日本とアメリカの相続税には、いくつかの重要な違いがあります。主な違いは以下の通りです。
1. 基礎控除額
- アメリカ:
- アメリカの『連邦遺産税』基本控除額は、2024年時点で1人あたり1361万ドル(約20億3000万円)と非常に高額です。
- これにより、ほとんどの一般家庭では相続税が発生しません。
- 日本:
- 基礎控除額は「3000万円+600万円×法定相続人の数」で計算されます。
- アメリカと比較すると基礎控除額が低いため、より多くの人が相続税の対象となります。
※ 贈与税との関係 アメリカでは、相続税と贈与税が同一の控除枠内で計算されるため、生前贈与をしても控除枠内で調整 されることが多く、実際に贈与税を支払うケースは少ないです。

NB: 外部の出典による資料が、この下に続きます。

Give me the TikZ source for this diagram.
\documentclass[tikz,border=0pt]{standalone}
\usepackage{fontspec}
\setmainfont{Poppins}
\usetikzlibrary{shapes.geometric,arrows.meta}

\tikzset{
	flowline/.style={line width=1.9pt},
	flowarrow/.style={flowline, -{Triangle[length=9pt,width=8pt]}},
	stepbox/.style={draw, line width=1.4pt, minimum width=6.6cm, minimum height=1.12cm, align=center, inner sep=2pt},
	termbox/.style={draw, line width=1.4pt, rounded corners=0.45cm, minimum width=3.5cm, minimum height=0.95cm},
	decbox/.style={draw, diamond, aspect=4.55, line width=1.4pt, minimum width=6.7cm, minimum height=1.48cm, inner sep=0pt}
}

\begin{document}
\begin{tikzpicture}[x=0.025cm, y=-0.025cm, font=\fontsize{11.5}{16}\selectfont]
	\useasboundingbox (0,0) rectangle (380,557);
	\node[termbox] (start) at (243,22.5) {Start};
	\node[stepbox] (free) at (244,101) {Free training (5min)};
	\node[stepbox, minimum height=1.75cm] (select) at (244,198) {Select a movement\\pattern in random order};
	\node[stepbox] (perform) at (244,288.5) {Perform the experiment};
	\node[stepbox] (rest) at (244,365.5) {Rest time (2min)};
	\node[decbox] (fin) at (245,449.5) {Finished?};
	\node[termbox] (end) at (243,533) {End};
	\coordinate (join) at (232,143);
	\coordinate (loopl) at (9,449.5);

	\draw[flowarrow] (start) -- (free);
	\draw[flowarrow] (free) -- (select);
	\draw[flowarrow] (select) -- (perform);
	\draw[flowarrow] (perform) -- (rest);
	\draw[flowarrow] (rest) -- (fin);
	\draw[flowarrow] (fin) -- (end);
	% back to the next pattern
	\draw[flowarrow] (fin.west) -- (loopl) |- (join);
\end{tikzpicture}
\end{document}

※州による違い アメリカでは、「連邦資産税」とは別に、州によっては州独自の「資産税」が課される場合があります。
2. 税率
- アメリカ:
- 連邦遺産税の最高税率は40%です。
- 日本:
- 相続税の最高税率は55%と、アメリカよりも高くなっています。
- 贈与税:日本の贈与税の非課税枠は年間110万円までと低く、アメリカに比べて資産の生前移転が難しいです。
3. 制度の違い
- アメリカ:
- 連邦遺産税に加えて、州によっては州独自の遺産税が課される場合があります。
- 相続税と贈与税が一体化しており、生涯を通じて一定額まで控除が受けられる制度です。
- 日本:
- 贈与税と相続税は別々に課税されます。
- 一定の条件下の贈与は相続税と一体化して計算されるケースもあります。
4. 納税義務者
- アメリカ:
- 遺産税の納税義務者は被相続人となります。
- 日本:
- 相続税の納税義務者は遺産を受け取る相続人となります。
5. 遺産分割
- アメリカ:
- 遺産分割には「プロベート」と呼ばれる裁判所の手続きが必要になる場合があります。
- 日本:
- 相続人同士の話し合いで遺産分割を行うことが一般的です。
資産家の海外移住について
- 連邦目的:
- 相続税や所得税などの税金対策、より良い生活環境、子供の教育など、さまざまな理由で海外移住を検討する資産家がいます。
- 注意点:
- 日本には、相続税回避を目的とした海外移住に対する規制があり、例えば、相続人と被相続人が共に10年以上海外に居住している必要があるなどの条件があります。
- また、海外移住をしても、日本国内の資産には日本の相続税が課税されます。
- さらに、1億円以上の有価証券などを保有して海外移住をする場合には、含み益に課税がされます。
結論
- アメリカの相続税は、基礎控除額が高いため、多くの人にとって無関係ですが、日本は基礎控除額が低く、税率も高いため、相続税の負担が大きくなる可能性があります。
- 海外移住は税金対策になる可能性がありますが、多くの制約やリスクも伴うため、慎重な検討が必要です。
- 海外移住に関しては、税金面だけではなく、生活環境、言語、コミュニティ、子供の教育など、さまざまな要素を総合的に考慮する必要があります。